◆ Data block
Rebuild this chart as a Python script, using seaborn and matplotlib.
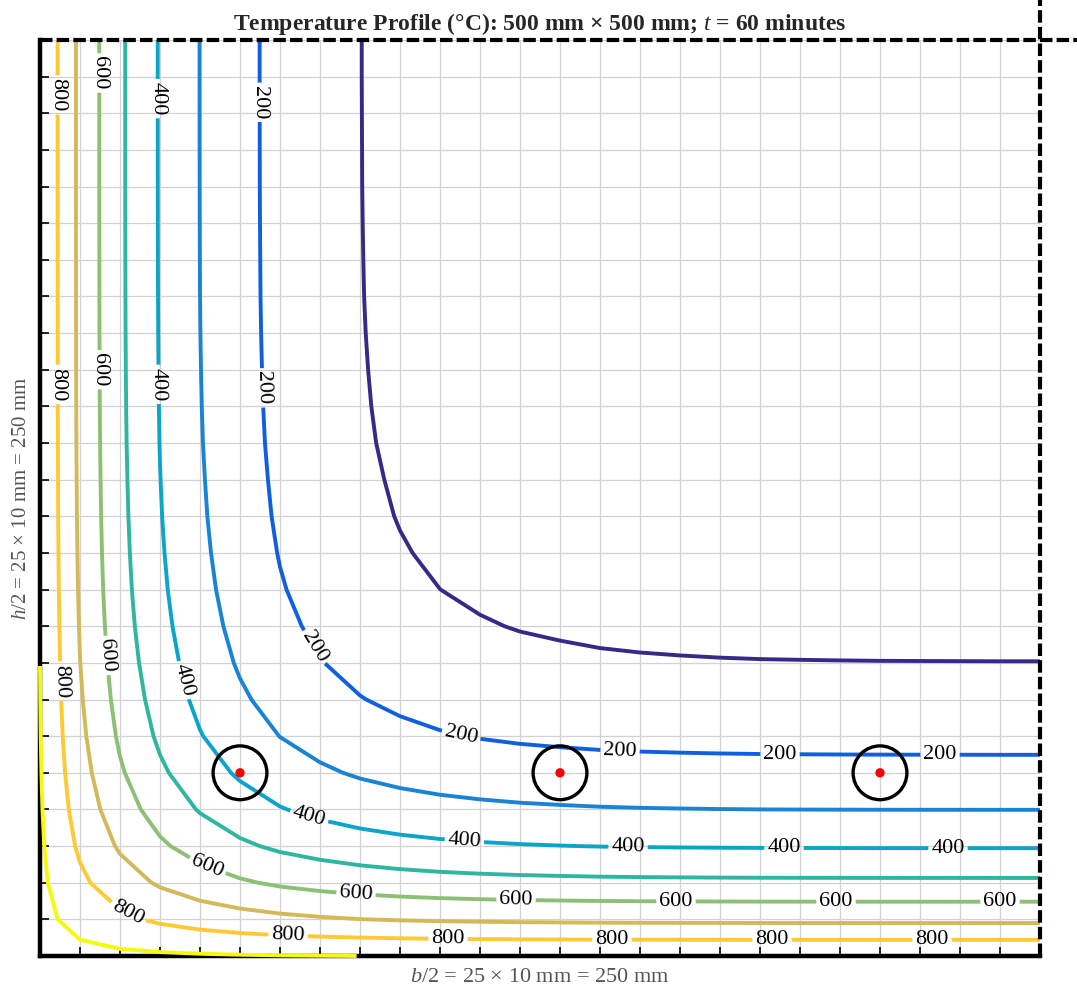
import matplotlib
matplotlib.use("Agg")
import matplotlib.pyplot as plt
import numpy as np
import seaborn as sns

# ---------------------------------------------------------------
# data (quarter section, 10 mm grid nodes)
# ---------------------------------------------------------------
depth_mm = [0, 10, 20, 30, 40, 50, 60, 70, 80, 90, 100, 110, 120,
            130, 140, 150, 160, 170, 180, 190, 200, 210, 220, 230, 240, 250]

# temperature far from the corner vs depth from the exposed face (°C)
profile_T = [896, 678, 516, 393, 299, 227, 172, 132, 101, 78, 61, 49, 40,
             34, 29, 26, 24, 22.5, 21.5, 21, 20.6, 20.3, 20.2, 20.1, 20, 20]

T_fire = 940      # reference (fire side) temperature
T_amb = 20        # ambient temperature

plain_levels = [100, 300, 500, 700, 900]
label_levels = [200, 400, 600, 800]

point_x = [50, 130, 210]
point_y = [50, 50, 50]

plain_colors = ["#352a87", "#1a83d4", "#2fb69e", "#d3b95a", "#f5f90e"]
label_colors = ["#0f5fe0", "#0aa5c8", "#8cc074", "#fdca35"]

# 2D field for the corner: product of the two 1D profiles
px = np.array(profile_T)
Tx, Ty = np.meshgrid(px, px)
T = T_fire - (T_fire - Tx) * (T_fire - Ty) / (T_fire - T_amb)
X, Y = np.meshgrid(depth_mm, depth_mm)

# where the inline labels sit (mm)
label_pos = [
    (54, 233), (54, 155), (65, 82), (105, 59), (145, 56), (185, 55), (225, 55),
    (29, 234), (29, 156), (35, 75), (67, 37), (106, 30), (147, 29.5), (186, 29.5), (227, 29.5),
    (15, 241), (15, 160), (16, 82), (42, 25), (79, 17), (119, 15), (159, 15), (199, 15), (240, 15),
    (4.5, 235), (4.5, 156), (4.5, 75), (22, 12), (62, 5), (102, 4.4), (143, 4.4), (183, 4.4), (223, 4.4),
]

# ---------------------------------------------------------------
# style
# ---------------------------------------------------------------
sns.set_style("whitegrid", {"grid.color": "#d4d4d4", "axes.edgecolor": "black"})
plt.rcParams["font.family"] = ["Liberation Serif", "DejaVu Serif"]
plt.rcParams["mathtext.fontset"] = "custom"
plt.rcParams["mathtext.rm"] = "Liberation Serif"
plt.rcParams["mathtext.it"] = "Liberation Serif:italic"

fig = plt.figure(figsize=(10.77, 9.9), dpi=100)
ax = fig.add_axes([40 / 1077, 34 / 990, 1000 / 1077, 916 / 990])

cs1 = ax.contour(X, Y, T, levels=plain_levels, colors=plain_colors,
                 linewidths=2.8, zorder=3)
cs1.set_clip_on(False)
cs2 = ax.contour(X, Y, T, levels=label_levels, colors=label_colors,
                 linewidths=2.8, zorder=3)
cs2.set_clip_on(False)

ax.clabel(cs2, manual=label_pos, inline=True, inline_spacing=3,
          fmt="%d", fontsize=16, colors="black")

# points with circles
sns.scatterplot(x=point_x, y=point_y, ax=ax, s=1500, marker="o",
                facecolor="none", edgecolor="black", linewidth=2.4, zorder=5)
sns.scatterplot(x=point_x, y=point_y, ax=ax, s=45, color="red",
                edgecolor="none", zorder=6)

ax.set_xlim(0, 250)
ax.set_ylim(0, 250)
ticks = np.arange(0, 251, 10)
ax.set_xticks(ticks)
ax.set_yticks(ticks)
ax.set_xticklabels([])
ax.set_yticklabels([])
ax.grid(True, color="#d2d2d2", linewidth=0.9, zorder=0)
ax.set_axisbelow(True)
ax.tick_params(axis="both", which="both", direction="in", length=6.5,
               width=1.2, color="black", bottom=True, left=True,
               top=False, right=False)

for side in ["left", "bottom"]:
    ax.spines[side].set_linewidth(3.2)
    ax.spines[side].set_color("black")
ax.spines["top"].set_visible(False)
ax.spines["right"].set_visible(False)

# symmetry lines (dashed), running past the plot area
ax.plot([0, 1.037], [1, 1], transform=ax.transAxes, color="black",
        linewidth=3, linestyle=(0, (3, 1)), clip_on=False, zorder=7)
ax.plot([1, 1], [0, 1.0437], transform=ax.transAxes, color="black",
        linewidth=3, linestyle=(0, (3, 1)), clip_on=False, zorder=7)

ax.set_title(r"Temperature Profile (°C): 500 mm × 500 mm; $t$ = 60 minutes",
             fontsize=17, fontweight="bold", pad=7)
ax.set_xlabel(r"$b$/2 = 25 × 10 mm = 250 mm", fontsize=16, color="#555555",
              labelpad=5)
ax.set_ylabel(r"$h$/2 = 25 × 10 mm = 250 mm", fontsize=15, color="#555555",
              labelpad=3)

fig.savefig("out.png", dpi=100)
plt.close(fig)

◆ Objective
Skip every picture and return the lines above from the top through the one that contains "X, Y = np.meshgrid(depth_mm, depth_mm)".

◆ Worked answer
Rebuild this chart as a Python script, using seaborn and matplotlib.
import matplotlib
matplotlib.use("Agg")
import matplotlib.pyplot as plt
import numpy as np
import seaborn as sns

# ---------------------------------------------------------------
# data (quarter section, 10 mm grid nodes)
# ---------------------------------------------------------------
depth_mm = [0, 10, 20, 30, 40, 50, 60, 70, 80, 90, 100, 110, 120,
            130, 140, 150, 160, 170, 180, 190, 200, 210, 220, 230, 240, 250]

# temperature far from the corner vs depth from the exposed face (°C)
profile_T = [896, 678, 516, 393, 299, 227, 172, 132, 101, 78, 61, 49, 40,
             34, 29, 26, 24, 22.5, 21.5, 21, 20.6, 20.3, 20.2, 20.1, 20, 20]

T_fire = 940      # reference (fire side) temperature
T_amb = 20        # ambient temperature

plain_levels = [100, 300, 500, 700, 900]
label_levels = [200, 400, 600, 800]

point_x = [50, 130, 210]
point_y = [50, 50, 50]

plain_colors = ["#352a87", "#1a83d4", "#2fb69e", "#d3b95a", "#f5f90e"]
label_colors = ["#0f5fe0", "#0aa5c8", "#8cc074", "#fdca35"]

# 2D field for the corner: product of the two 1D profiles
px = np.array(profile_T)
Tx, Ty = np.meshgrid(px, px)
T = T_fire - (T_fire - Tx) * (T_fire - Ty) / (T_fire - T_amb)
X, Y = np.meshgrid(depth_mm, depth_mm)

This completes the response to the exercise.